Hector Ruiz is a self-proclaimed south Minneapolis guy.
The enterprising chef owns three restaurants — Cafe Ena, Rincón 38 and La Fresca — all within 10 blocks of one another. His former El Meson was also in the neighborhood, and he and his wife, Erin Ungerman, live around the corner from cozy 10-year-old Ena, named for their daughter.
So it's a bit of a fluke that Costa Blanca Bistro, Ruiz's latest — and, it must be said, greatest — property is across town, lighting up an already restaurant-dense stretch of Central Avenue NE.
Costa Blanca isn't the tapas restaurant that its early buzz had declared. The sense of variety is on point, but the portions — and commensurate prices — are much more generous than the nibble-scaled snacks that define tapas. Ruiz agrees.
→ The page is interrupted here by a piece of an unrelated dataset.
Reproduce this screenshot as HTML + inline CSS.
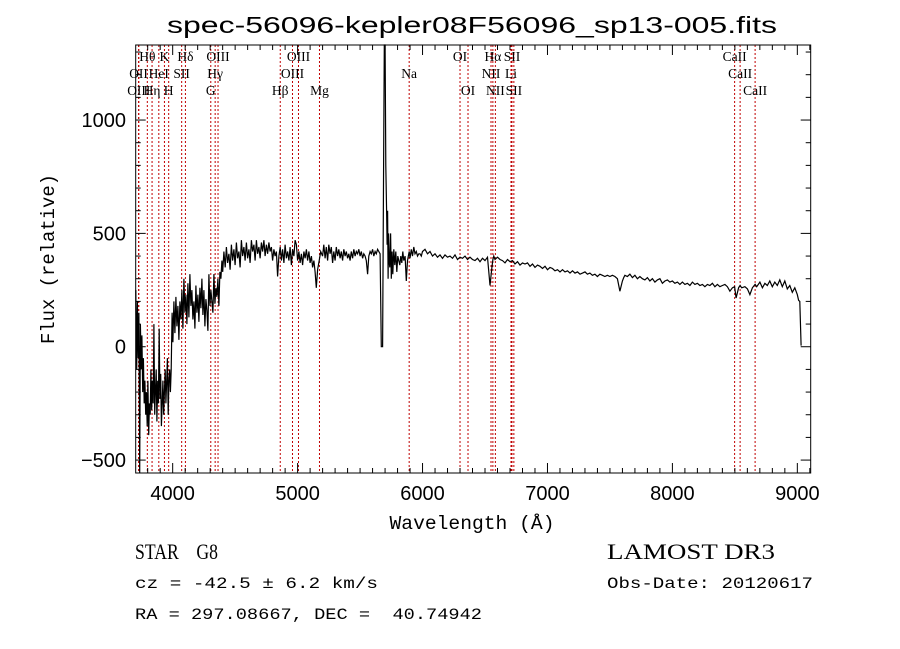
<!DOCTYPE html>
<html><head><meta charset="utf-8"><style>
html,body{margin:0;padding:0;background:#fff;}
svg{display:block;}
text{fill:#000;white-space:pre;}
</style></head><body>
<svg id="chart" width="900" height="649" viewBox="0 0 900 649" xmlns="http://www.w3.org/2000/svg" xml:space="preserve">
<rect x="0" y="0" width="900" height="649" fill="#fff"/>
<text x="472" y="33" text-anchor="middle" font-family="Liberation Sans, sans-serif" font-size="23" textLength="610" lengthAdjust="spacingAndGlyphs">spec-56096-kepler08F56096_sp13-005.fits</text>
<g id="lines"></g>
<g id="labels" font-family="Liberation Serif, serif" font-size="13.5"></g>
<path id="spec" fill="none" stroke="#000" stroke-width="1.2"/>
<g id="ticks" stroke="#000" stroke-width="1"></g>
<rect x="135.7" y="45" width="675" height="428" fill="none" stroke="#000" stroke-width="1"/>
<g id="xlabels" font-family="Liberation Sans, sans-serif" font-size="20" text-anchor="middle"></g>
<g id="ylabels" font-family="Liberation Sans, sans-serif" font-size="20" text-anchor="end"></g>
<text x="472" y="529" text-anchor="middle" font-family="Liberation Mono, monospace" font-size="19" textLength="165" lengthAdjust="spacingAndGlyphs">Wavelength (Å)</text>
<text transform="translate(54,259) rotate(-90)" text-anchor="middle" font-family="Liberation Mono, monospace" font-size="19" textLength="170" lengthAdjust="spacingAndGlyphs">Flux (relative)</text>
<text x="135" y="559" font-family="Liberation Serif, serif" font-size="22" textLength="83" lengthAdjust="spacingAndGlyphs">STAR    G8</text>
<text x="607" y="559" font-family="Liberation Serif, serif" font-size="22" textLength="168" lengthAdjust="spacingAndGlyphs">LAMOST DR3</text>
<text x="135" y="588" font-family="Liberation Mono, monospace" font-size="16" textLength="243" lengthAdjust="spacingAndGlyphs">cz = -42.5 ± 6.2 km/s</text>
<text x="607" y="588" font-family="Liberation Mono, monospace" font-size="16" textLength="206" lengthAdjust="spacingAndGlyphs">Obs-Date: 20120617</text>
<text x="135" y="619" font-family="Liberation Mono, monospace" font-size="16" textLength="347" lengthAdjust="spacingAndGlyphs">RA = 297.08667, DEC =  40.74942</text>
</svg>
<script>
const wave = [3705,3712,3718,3724,3730,3736,3742,3748,3754,3760,3766,3772,3778,3784,3790,3796,3802,3808,3814,3820,3826,3832,3838,3844,3850,3856,3862,3868,3874,3880,3886,3892,3898,3904,3910,3916,3922,3928,3934,3940,3946,3952,3958,3964,3970,3976,3982,3988,
3995,4002,4010,4018,4026,4034,4042,4050,4058,4066,4074,4082,4090,4098,4106,4114,4122,4130,4138,4146,4154,4162,4170,4178,4186,4194,4202,4210,4218,4226,4234,4242,4250,4258,4266,4274,4282,4290,4298,4306,4314,4322,4330,4338,4346,4354,4362,4370,4378,4386,4394,
4400,4410,4420,4430,4440,4450,4460,4470,4480,4490,4500,4510,4520,4530,4540,4550,4560,4570,4580,4590,4600,4610,4620,4630,4640,4650,4660,4670,4680,4690,4700,4710,4720,4730,4740,4750,4760,4770,4780,4790,4800,4810,4820,4830,4840,4850,4861,4870,
4880,4890,4900,4910,4920,4930,4940,4950,4960,4970,4980,4990,5000,5010,5020,5030,5040,5050,5060,5070,5080,5090,5100,5110,5120,5130,5140,5150,5160,5173,5185,5200,5210,5220,5230,5240,5250,5260,5270,5280,5290,5300,5310,5320,5330,5340,5350,5360,5370,5380,5390,5400,5410,5420,5430,5440,5450,5460,5470,5480,5490,5500,5510,5520,5530,5540,5550,5560,5570,5580,5590,5600,5610,5620,5630,5640,5650,5660,5670,5680,5688,5694,5700,5706,5712,5716,5720,5724,5728,5732,5738,5744,5750,5756,5762,5770,5778,5786,5794,5802,5810,5818,5826,5834,5842,5850,5860,5870,5880,5893,5900,5910,5920,5930,5940,5950,5960,5970,5980,5990,
6000,6020,6040,6060,6080,6100,6120,6140,6160,6180,6200,6220,6240,6260,6280,6300,6320,6340,6360,6380,6400,6420,6440,6460,6480,6500,6520,6540,6555,6563,6570,6580,6600,6620,6640,6660,6680,6700,6720,6740,6760,6780,6800,6820,6840,6860,6880,6900,6920,6940,6960,6980,7000,7020,7040,7060,7080,7100,7120,7140,7160,7180,7200,7220,7240,7260,7280,7300,7320,7340,7360,7380,7400,7420,7440,7460,7480,7500,7520,7540,7560,7580,7600,7610,7620,7640,7660,7680,7700,7720,7740,7760,7780,7800,7820,7840,7860,7880,7900,7920,7940,7960,7980,8000,8020,8040,8060,8080,8100,8120,8140,8160,8180,8200,8220,8240,8260,8280,8300,8320,8340,8360,8380,8400,8420,8440,8460,8480,8498,8510,8530,8542,8555,8580,8600,8620,8640,8662,8675,8700,8720,8740,8760,8780,8800,8820,8840,8860,8880,8900,8920,8940,8960,8980,9000,9010,9020,9030,9040,9041];
const flux = [250,-100,200,-50,150,-560,100,-100,50,-200,-50,-250,-150,-300,-200,-350,-150,-390,-250,-300,-100,-280,-150,-250,100,-300,-200,-100,-330,-150,-250,80,-230,-120,-350,-250,-150,-300,-200,-100,-250,-150,-50,-300,-150,-100,-200,-100,
150,20,200,60,220,90,180,30,200,120,250,80,300,150,230,100,280,130,320,180,250,120,200,80,270,150,230,110,260,170,300,140,250,90,210,160,70,320,180,250,200,150,320,190,260,220,300,180,330,
300,380,330,420,350,440,370,410,340,450,380,430,360,460,390,420,350,470,400,440,380,460,390,430,370,470,420,450,380,470,410,440,390,460,420,470,400,450,410,460,420,440,380,430,400,420,310,400,
440,380,430,370,450,390,420,380,440,360,430,400,470,450,380,420,370,410,360,420,390,430,380,420,370,400,350,380,330,260,340,380,420,400,450,390,440,380,450,410,440,370,420,380,440,400,430,390,420,380,430,400,420,390,410,380,420,390,430,400,420,410,430,400,420,390,410,400,380,320,400,420,410,430,400,420,410,430,420,410,0,0,800,1400,1400,800,600,450,600,300,500,380,350,500,300,420,320,430,360,420,330,400,380,360,400,370,420,380,400,290,380,420,390,430,400,440,410,420,400,410,
410,400,420,430,410,420,400,410,395,405,390,405,395,400,390,405,385,395,390,400,385,395,385,380,390,375,390,380,395,270,350,385,400,385,395,385,380,370,385,375,380,365,375,360,370,365,370,355,365,350,360,355,345,355,340,350,345,335,340,330,340,330,335,325,335,325,330,320,325,330,320,325,315,320,310,320,315,310,315,310,315,310,300,245,290,305,315,310,320,305,315,300,310,300,295,305,290,300,285,295,300,280,290,295,285,290,280,285,275,285,275,280,270,285,275,280,270,275,265,275,270,280,265,275,265,270,275,265,245,260,265,215,260,270,260,265,255,230,260,275,265,285,260,280,270,290,265,285,270,295,265,290,255,270,240,260,230,205,200,5];
const xTicks = [4000,5000,6000,7000,8000,9000];
const yTicks = [-500,0,500,1000];
const lineWave = [3727,3729,3797,3835,3889,3934,3968,4072,4102,4305,4340,4363,4861,4959,5007,5175,5893,6300,6364,6548,6563,6583,6708,6716,6731,8498,8542,8662];
const lineText = ["OII","OIII","Hθ","Hη","HeI","K","H","SII","Hδ","G","Hγ","OIII","Hβ","OIII","OIII","Mg","Na","OI","OI","NII","Hα","NII","Li","SII","SII","CaII","CaII","CaII"];
const lineRow = [1,2,0,2,1,0,2,1,0,2,1,0,2,1,0,2,1,0,2,1,0,2,1,0,2,0,1,2];

const X0=135.7,X1=810.7,Y0=45,Y1=473;
const WMIN=3704,WMAX=9107,FMIN=-557,FMAX=1331;
function xs(w){return X0+(w-WMIN)/(WMAX-WMIN)*(X1-X0);}
function ys(f){return Y1-(f-FMIN)/(FMAX-FMIN)*(Y1-Y0);}
const NS='http://www.w3.org/2000/svg';
function mk(tag,attrs,parent){const e=document.createElementNS(NS,tag);for(const k in attrs)e.setAttribute(k,attrs[k]);parent.appendChild(e);return e;}

let d='';
for(let i=0;i<wave.length;i++){
  let y=Math.max(Y0,Math.min(Y1,ys(flux[i])));
  d+=(i?'L':'M')+xs(wave[i]).toFixed(1)+' '+y.toFixed(1);
}
document.getElementById('spec').setAttribute('d',d);

const gl=document.getElementById('lines'), glab=document.getElementById('labels');
const rowY=[61,78,95];
for(let i=0;i<lineWave.length;i++){
  const x=xs(lineWave[i]);
  const ln=mk('line',{x1:x,x2:x,y1:Y0,y2:Y1,stroke:'#c00000','stroke-width':1,'stroke-dasharray':'2,2'},gl);
  
  
  const t=mk('text',{x:x,y:rowY[lineRow[i]],'text-anchor':'middle'},glab);
  t.textContent=lineText[i];
  
  
}

const gt=document.getElementById('ticks');
for(let w=3800;w<=9100;w+=100){
  const x=xs(w), major=(w%1000===0), L=major?10:5;
  mk('line',{x1:x,x2:x,y1:Y1,y2:Y1-L},gt);
  mk('line',{x1:x,x2:x,y1:Y0,y2:Y0+L},gt);
}
for(let f=-500;f<=1300;f+=100){
  const y=ys(f), major=(f%500===0), L=major?10:5;
  mk('line',{x1:X0,x2:X0+L,y1:y,y2:y},gt);
  mk('line',{x1:X1,x2:X1-L,y1:y,y2:y},gt);
}
const gx=document.getElementById('xlabels');
xTicks.forEach(v=>{const t=mk('text',{x:xs(v),y:500},gx);t.textContent=v;
  
  });
const gy=document.getElementById('ylabels');
yTicks.forEach(v=>{const t=mk('text',{x:126,y:ys(v)+7},gy);t.textContent=(v<0?'−':'')+Math.abs(v);
  
  });
</script>
</body></html>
"I consider it a small-plates restaurant," he said. "But the whole idea came out of tapas."
That format, with its diverse selection, makes for appealing dining, especially in groups, who can cover every square inch of their tables with plates and let the serious nibbling begin.
Costa Blanca can't really be called a seafood restaurant — that's too limiting — but Ruiz does emphasize all kinds of saltwater riches.
The selection doesn't stray too far from anyone's comfort zone, but who cares? Each shareable small plate is showered with more attention than the entree-scaled dishes encountered at lesser competitors.